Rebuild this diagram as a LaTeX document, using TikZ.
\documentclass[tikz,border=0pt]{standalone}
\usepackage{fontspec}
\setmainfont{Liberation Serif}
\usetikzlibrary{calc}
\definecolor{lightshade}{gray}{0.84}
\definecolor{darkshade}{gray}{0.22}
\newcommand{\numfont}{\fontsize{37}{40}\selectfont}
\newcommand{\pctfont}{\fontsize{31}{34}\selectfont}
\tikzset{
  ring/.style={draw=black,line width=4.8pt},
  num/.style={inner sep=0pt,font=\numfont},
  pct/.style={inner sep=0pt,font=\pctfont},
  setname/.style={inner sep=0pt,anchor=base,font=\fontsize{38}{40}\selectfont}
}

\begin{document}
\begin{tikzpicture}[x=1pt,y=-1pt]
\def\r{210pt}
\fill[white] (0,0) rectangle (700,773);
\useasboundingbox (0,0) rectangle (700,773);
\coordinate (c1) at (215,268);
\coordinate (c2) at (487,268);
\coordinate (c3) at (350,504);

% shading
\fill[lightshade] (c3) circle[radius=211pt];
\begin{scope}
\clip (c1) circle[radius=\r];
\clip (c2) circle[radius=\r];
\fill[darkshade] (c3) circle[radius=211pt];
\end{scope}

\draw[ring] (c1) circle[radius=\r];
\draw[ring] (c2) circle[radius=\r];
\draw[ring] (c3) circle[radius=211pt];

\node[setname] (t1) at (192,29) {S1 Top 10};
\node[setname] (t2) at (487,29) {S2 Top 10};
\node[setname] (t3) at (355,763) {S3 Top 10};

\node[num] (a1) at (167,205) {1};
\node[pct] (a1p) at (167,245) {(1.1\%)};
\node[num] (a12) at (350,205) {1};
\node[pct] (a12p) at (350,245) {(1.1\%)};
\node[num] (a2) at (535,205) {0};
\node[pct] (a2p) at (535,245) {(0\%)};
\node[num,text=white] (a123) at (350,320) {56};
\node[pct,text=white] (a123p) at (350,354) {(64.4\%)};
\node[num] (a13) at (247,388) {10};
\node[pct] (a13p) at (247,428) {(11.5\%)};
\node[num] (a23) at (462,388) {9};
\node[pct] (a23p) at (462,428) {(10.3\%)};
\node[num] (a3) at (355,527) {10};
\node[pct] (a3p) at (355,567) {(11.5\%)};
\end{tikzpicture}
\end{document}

---

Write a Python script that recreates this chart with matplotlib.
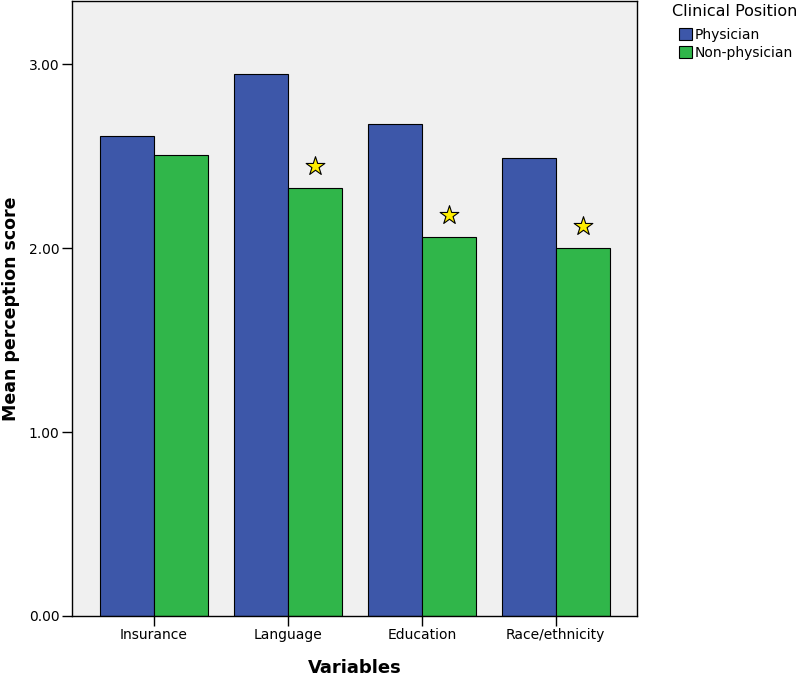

==

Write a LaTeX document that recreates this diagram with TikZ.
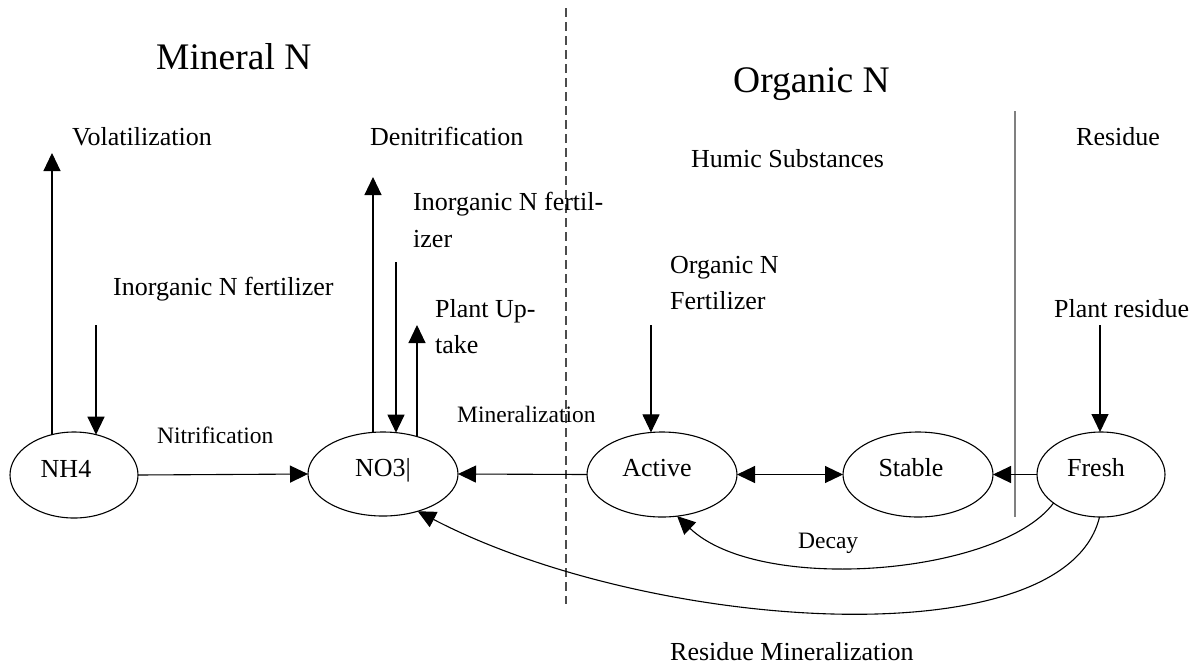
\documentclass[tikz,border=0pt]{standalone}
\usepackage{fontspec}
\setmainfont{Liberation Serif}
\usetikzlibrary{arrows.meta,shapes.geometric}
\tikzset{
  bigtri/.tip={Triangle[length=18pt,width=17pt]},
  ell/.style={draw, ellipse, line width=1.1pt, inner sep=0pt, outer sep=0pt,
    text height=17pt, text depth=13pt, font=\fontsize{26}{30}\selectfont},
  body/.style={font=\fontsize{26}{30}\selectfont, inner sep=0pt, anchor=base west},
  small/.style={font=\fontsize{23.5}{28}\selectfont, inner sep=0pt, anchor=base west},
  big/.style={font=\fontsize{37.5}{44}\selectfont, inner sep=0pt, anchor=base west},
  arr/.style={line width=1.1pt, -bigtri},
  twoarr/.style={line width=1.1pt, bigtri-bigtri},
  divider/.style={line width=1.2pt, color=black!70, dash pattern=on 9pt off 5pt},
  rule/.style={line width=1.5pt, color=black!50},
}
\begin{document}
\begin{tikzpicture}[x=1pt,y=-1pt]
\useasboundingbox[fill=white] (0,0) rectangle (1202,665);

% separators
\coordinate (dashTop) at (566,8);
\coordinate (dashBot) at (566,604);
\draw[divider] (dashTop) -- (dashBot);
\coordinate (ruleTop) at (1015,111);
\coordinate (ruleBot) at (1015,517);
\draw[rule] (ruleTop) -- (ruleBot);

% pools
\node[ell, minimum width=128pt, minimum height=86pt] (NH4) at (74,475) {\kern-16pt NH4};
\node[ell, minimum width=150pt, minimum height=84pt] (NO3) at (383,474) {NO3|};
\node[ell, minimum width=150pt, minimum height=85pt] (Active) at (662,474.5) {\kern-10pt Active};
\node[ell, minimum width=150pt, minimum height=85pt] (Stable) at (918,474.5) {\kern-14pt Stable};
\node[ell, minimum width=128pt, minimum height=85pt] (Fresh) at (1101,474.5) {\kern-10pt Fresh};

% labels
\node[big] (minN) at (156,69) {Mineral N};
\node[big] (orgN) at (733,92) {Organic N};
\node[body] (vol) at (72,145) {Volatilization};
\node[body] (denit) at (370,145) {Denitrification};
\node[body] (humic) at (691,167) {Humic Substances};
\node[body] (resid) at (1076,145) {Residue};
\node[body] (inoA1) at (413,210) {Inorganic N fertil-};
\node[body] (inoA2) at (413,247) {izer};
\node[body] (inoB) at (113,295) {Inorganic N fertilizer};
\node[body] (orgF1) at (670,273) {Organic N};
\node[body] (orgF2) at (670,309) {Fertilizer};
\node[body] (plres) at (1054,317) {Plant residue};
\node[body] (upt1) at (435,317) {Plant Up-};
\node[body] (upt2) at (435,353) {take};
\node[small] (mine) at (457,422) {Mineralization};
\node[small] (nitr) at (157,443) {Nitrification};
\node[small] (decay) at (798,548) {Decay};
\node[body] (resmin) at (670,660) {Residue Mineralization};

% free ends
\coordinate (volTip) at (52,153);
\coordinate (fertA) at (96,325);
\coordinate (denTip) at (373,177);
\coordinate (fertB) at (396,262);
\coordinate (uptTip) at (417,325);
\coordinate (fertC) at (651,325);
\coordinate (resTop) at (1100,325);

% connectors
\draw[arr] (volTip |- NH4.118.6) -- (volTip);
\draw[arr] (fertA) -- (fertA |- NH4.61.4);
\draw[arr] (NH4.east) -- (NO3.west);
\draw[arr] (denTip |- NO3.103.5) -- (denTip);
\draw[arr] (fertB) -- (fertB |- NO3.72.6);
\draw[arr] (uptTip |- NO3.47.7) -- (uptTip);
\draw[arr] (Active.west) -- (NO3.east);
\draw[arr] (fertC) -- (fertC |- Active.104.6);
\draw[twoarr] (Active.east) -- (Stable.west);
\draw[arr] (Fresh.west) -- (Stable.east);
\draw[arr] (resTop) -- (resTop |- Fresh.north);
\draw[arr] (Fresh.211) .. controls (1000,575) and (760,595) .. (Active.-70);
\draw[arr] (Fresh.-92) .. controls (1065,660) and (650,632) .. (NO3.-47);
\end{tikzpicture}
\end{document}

### [EXERCISE GOAL]
Print the lines from the line with "Rebuild this diagram" to the line with "(c3) at (350,504);" exactly, and print nothing else. Both of those lines are included.

### [TASK OUTPUT]
Rebuild this diagram as a LaTeX document, using TikZ.
\documentclass[tikz,border=0pt]{standalone}
\usepackage{fontspec}
\setmainfont{Liberation Serif}
\usetikzlibrary{calc}
\definecolor{lightshade}{gray}{0.84}
\definecolor{darkshade}{gray}{0.22}
\newcommand{\numfont}{\fontsize{37}{40}\selectfont}
\newcommand{\pctfont}{\fontsize{31}{34}\selectfont}
\tikzset{
  ring/.style={draw=black,line width=4.8pt},
  num/.style={inner sep=0pt,font=\numfont},
  pct/.style={inner sep=0pt,font=\pctfont},
  setname/.style={inner sep=0pt,anchor=base,font=\fontsize{38}{40}\selectfont}
}

\begin{document}
\begin{tikzpicture}[x=1pt,y=-1pt]
\def\r{210pt}
\fill[white] (0,0) rectangle (700,773);
\useasboundingbox (0,0) rectangle (700,773);
\coordinate (c1) at (215,268);
\coordinate (c2) at (487,268);
\coordinate (c3) at (350,504);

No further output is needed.